In my last post I discussed a number of the steps we take to try and keep spam out of your mailbox. I just wanted to take this opportunity to further expand upon the use of RBL lists. The idea behind RBL lists is to compile a list of mail servers which fall into one of the following categories:

  1. Open for relay – meaning they are easily hijacked by spammers.
  2. Disreputable ISPs that allow spammers to use their email servers.
  3. ISPs that do not actively respond to spam complaints against their servers by disciplining or shutting down users who spam.

By listing these email servers in RBL lists and actively using these RBL lists to block unwanted mail, we’re all doing our part to encourage bad ISPs to clean up, and to encourage consumers to use secure and reputable email hosting services and ISPs.

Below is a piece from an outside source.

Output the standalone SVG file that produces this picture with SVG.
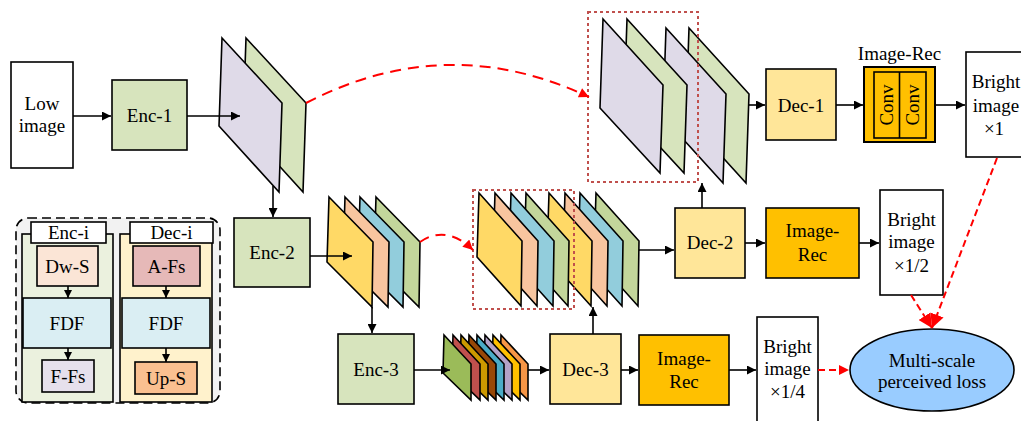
<svg xmlns="http://www.w3.org/2000/svg" width="1021" height="421" viewBox="0 0 1021 421">
<defs>
<style>
.t{font-family:"Liberation Serif","Times New Roman",serif;font-size:19px;text-anchor:middle;fill:#000}
.b{stroke:#000;stroke-width:1.6}
.m{stroke:#000;stroke-width:1.6;stroke-linejoin:miter}
.c{stroke:#000;stroke-width:1.6;fill:none}
.r{stroke:#ff0000;stroke-width:2;fill:none}
.dot{fill:none;stroke:#c0504d;stroke-width:2;stroke-dasharray:3 3}
.pu{fill:#dfdae8}.gr{fill:#d7e4bd}.ye{fill:#ffd966}.or{fill:#f8c59f}.bl{fill:#92cddc}.g2{fill:#c3d69b}
</style>
<marker id="ah" viewBox="0 0 10 10" refX="10" refY="5" markerWidth="11" markerHeight="9" markerUnits="userSpaceOnUse" orient="auto"><path d="M0,0 L10,5 L0,10 z" fill="#000"/></marker>
<marker id="as" viewBox="0 0 10 10" refX="10" refY="5" markerWidth="9" markerHeight="8" markerUnits="userSpaceOnUse" orient="auto"><path d="M0,0 L10,5 L0,10 z" fill="#000"/></marker>
<marker id="rh" viewBox="0 0 10 10" refX="10" refY="5" markerWidth="12" markerHeight="10" markerUnits="userSpaceOnUse" orient="auto"><path d="M0,0 L10,5 L0,10 z" fill="#ff0000"/></marker>
<marker id="rb" viewBox="0 0 10 10" refX="10" refY="5" markerWidth="14" markerHeight="14" markerUnits="userSpaceOnUse" orient="auto"><path d="M0,0 L10,5 L0,10 z" fill="#ff0000"/></marker>
</defs>
<rect width="1021" height="421" fill="#fff"/>

<!-- Legend -->
<g id="legend">
<rect x="16" y="218" width="204" height="185" rx="12" fill="#f2f2f2" stroke="#000" stroke-width="1.6" stroke-dasharray="9 5"/>
<rect x="22" y="234" width="91" height="168" fill="#ebf1de" class="b"/>
<rect x="120" y="234" width="92" height="168" fill="#fff2cc" class="b"/>
<rect x="31" y="222" width="75" height="21" fill="#fff" class="b"/>
<text class="t" x="68.5" y="239">Enc-i</text>
<rect x="130" y="222" width="83" height="21" fill="#fff" class="b"/>
<text class="t" x="171.5" y="239">Dec-i</text>
<rect x="37" y="246" width="61" height="40" fill="#fbe5d6" class="b"/>
<text class="t" x="67.5" y="273">Dw-S</text>
<rect x="23" y="298" width="88" height="50" fill="#daeef3" class="b"/>
<text class="t" x="67" y="330">FDF</text>
<rect x="42" y="360" width="52" height="32" fill="#e6e0ec" class="b"/>
<text class="t" x="68" y="383">F-Fs</text>
<rect x="133" y="246" width="67" height="40" fill="#e6b9b8" class="b"/>
<text class="t" x="166.5" y="273">A-Fs</text>
<rect x="122" y="298" width="88" height="50" fill="#daeef3" class="b"/>
<text class="t" x="166" y="330">FDF</text>
<rect x="135" y="362" width="62" height="32" fill="#fac090" class="b"/>
<text class="t" x="166" y="385">Up-S</text>
<path class="c" d="M68,286 V298" marker-end="url(#as)"/>
<path class="c" d="M68,348 V360" marker-end="url(#as)"/>
<path class="c" d="M166,286 V298" marker-end="url(#as)"/>
<path class="c" d="M166,348 V362" marker-end="url(#as)"/>
</g>

<!-- Nodes -->
<g id="low">
<rect x="11" y="62" width="62" height="106" fill="#fff" class="b"/>
<text class="t" x="42" y="110">Low</text>
<text class="t" x="42" y="132">image</text>
</g>
<g id="enc1">
<rect x="112" y="80" width="75" height="70" fill="#d7e4bd" class="b"/>
<text class="t" x="149.5" y="122">Enc-1</text>
</g>
<g id="fm1">
<polygon class="m gr" points="246,38 306,103 303,192 243,126"/>
<polygon class="m pu" points="222,38 282,103 279,192 219,126"/>
</g>
<g id="enc2">
<rect x="234" y="218" width="76" height="69" fill="#d7e4bd" class="b"/>
<text class="t" x="272" y="259">Enc-2</text>
</g>
<g id="fm2">
<polygon class="m g2" points="376,197 420,242 419,307 374,262"/>
<polygon class="m bl" points="360,197 404,242 403,307 358,262"/>
<polygon class="m or" points="345,197 389,242 388,307 343,262"/>
<polygon class="m ye" points="329,197 373,242 372,307 327,262"/>
</g>
<g id="enc3">
<rect x="338" y="334" width="76" height="70" fill="#d7e4bd" class="b"/>
<text class="t" x="376" y="376">Enc-3</text>
</g>
<g id="fm3">
<polygon class="m" fill="#f79646" points="501,335 528,364 528,400 500,373"/>
<polygon class="m" fill="#ffc000" points="493,335 520,364 520,400 492,373"/>
<polygon class="m" fill="#b3a2c7" points="485,335 512,364 512,400 484,373"/>
<polygon class="m" fill="#4bacc6" points="477,335 504,364 504,400 476,373"/>
<polygon class="m" fill="#984807" points="469,335 496,364 496,400 468,373"/>
<polygon class="m" fill="#cc9900" points="461,335 488,364 488,400 460,373"/>
<polygon class="m" fill="#c0504d" points="453,335 480,364 480,400 452,373"/>
<polygon class="m" fill="#9bbb59" points="444,335 471,364 471,400 443,373"/>
</g>
<g id="dec3">
<rect x="550" y="334" width="71" height="70" fill="#ffe699" class="b"/>
<text class="t" x="585.5" y="376">Dec-3</text>
</g>
<g id="rec3">
<rect x="639" y="335" width="90" height="70" fill="#ffc000" class="b"/>
<text class="t" x="684" y="365">Image-</text>
<text class="t" x="684" y="388">Rec</text>
</g>
<g id="bright4">
<rect x="757" y="317" width="61" height="110" fill="#fff" class="b"/>
<text class="t" x="787.5" y="353">Bright</text>
<text class="t" x="787.5" y="375">image</text>
<text class="t" x="787.5" y="398">×1/4</text>
</g>
<g id="fm4">
<polygon class="m g2" points="596,193 639,241 638,306 594,257"/>
<polygon class="m bl" points="580,193 623,241 622,306 578,257"/>
<polygon class="m or" points="565,193 608,241 607,306 563,257"/>
<polygon class="m ye" points="549,193 592,241 591,306 547,257"/>
<polygon class="m g2" points="526,193 569,241 568,306 524,257"/>
<polygon class="m bl" points="511,193 554,241 553,306 509,257"/>
<polygon class="m or" points="495,193 538,241 537,306 493,257"/>
<polygon class="m ye" points="479,193 522,241 521,306 477,257"/>
<rect class="dot" x="473" y="190" width="101" height="119"/>
</g>
<g id="dec2">
<rect x="675" y="208" width="70" height="70" fill="#ffe699" class="b"/>
<text class="t" x="710" y="249">Dec-2</text>
</g>
<g id="rec2">
<rect x="766" y="208" width="93" height="70" fill="#ffc000" class="b"/>
<text class="t" x="812.5" y="237">Image-</text>
<text class="t" x="812.5" y="261">Rec</text>
</g>
<g id="bright2">
<rect x="880" y="190" width="63" height="105" fill="#fff" class="b"/>
<text class="t" x="911.5" y="226">Bright</text>
<text class="t" x="911.5" y="248">image</text>
<text class="t" x="911.5" y="272">×1/2</text>
</g>
<g id="fm5">
<polygon class="m gr" points="689,28 749,94 746,183 686,117"/>
<polygon class="m pu" points="666,28 726,94 723,183 663,117"/>
<polygon class="m gr" points="627,19 687,85 684,173 624,108"/>
<polygon class="m pu" points="603,19 663,85 660,173 600,108"/>
<rect class="dot" x="588" y="12" width="110" height="170"/>
</g>
<g id="dec1">
<rect x="766" y="69" width="70" height="71" fill="#ffe699" class="b"/>
<text class="t" x="801" y="112">Dec-1</text>
</g>
<g id="rec1">
<text class="t" x="899.5" y="60">Image-Rec</text>
<rect x="864" y="67" width="71" height="75" fill="#ffc000" stroke="#000" stroke-width="2"/>
<rect x="874" y="72" width="52" height="66" fill="#ffc000" class="b"/>
<line x1="899.5" y1="72" x2="899.5" y2="138" class="b"/>
<text class="t" transform="translate(893,105) rotate(-90)">Conv</text>
<text class="t" transform="translate(919,105) rotate(-90)">Conv</text>
</g>
<g id="bright1">
<rect x="966" y="52" width="62" height="105" fill="#fff" class="b"/>
<text class="t" x="996" y="88">Bright</text>
<text class="t" x="996" y="112">image</text>
<text class="t" x="994" y="135">×1</text>
</g>
<g id="loss">
<ellipse cx="932" cy="370" rx="82" ry="41" fill="#99ccff" class="b"/>
<text class="t" x="932" y="367">Multi-scale</text>
<text class="t" x="932" y="388">perceived loss</text>
</g>

<!-- Connectors -->
<g id="connectors">
<path class="c" d="M73,116 H111" marker-end="url(#ah)"/>
<path class="c" d="M187,116 H240" marker-end="url(#ah)"/>
<path class="c" d="M273,186 V217" marker-end="url(#ah)"/>
<path class="c" d="M310,256 H352" marker-end="url(#ah)"/>
<path class="c" d="M372,307 V333" marker-end="url(#ah)"/>
<path class="c" d="M414,370 H450" marker-end="url(#ah)"/>
<path class="c" d="M528,370 H549" marker-end="url(#ah)"/>
<path class="c" d="M621,370 H638" marker-end="url(#ah)"/>
<path class="c" d="M729,370 H756" marker-end="url(#ah)"/>
<path class="c" d="M593,334 V307" marker-end="url(#ah)"/>
<path class="c" d="M639,250 H674" marker-end="url(#ah)"/>
<path class="c" d="M745,243 H765" marker-end="url(#ah)"/>
<path class="c" d="M859,243 H879" marker-end="url(#ah)"/>
<path class="c" d="M702,208 V183" marker-end="url(#ah)"/>
<path class="c" d="M748,105 H765" marker-end="url(#ah)"/>
<path class="c" d="M836,105 H863" marker-end="url(#ah)"/>
<path class="c" d="M935,105 H965" marker-end="url(#ah)"/>
<path class="r" d="M306,103 Q447,30 589,97" stroke-dasharray="11 7" marker-end="url(#rh)"/>
<path class="r" d="M420,242 Q446,224 473,250" stroke-dasharray="10 7" marker-end="url(#rh)"/>
<path class="r" d="M911,295 L932,328" stroke-dasharray="7 4" marker-end="url(#rb)"/>
<path class="r" d="M997,158 L932,328" stroke-dasharray="7 4" marker-end="url(#rb)"/>
<path class="r" d="M818,370 H849" stroke-dasharray="7 4" marker-end="url(#rh)"/>
</g>
</svg>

Although we feel we’re fighting the good fight, sometimes innocent users end up getting caught in the crossfire. Some users may not agree with the use of RBL lists, or may be unwilling to change domain hosting providers. So this is our motivation for providing the new Whitelist feature which allows you to decide whether you want to allow mail from select servers that appear in the “Blacklist”. This allows you to enter the IP Address of the sender’s server into your domain-level Whitelist, which will circumvent the RBL for that domain. We even make it easy for the sender and the recipient by providing them with a method to easily request and approve the Whitelist entry.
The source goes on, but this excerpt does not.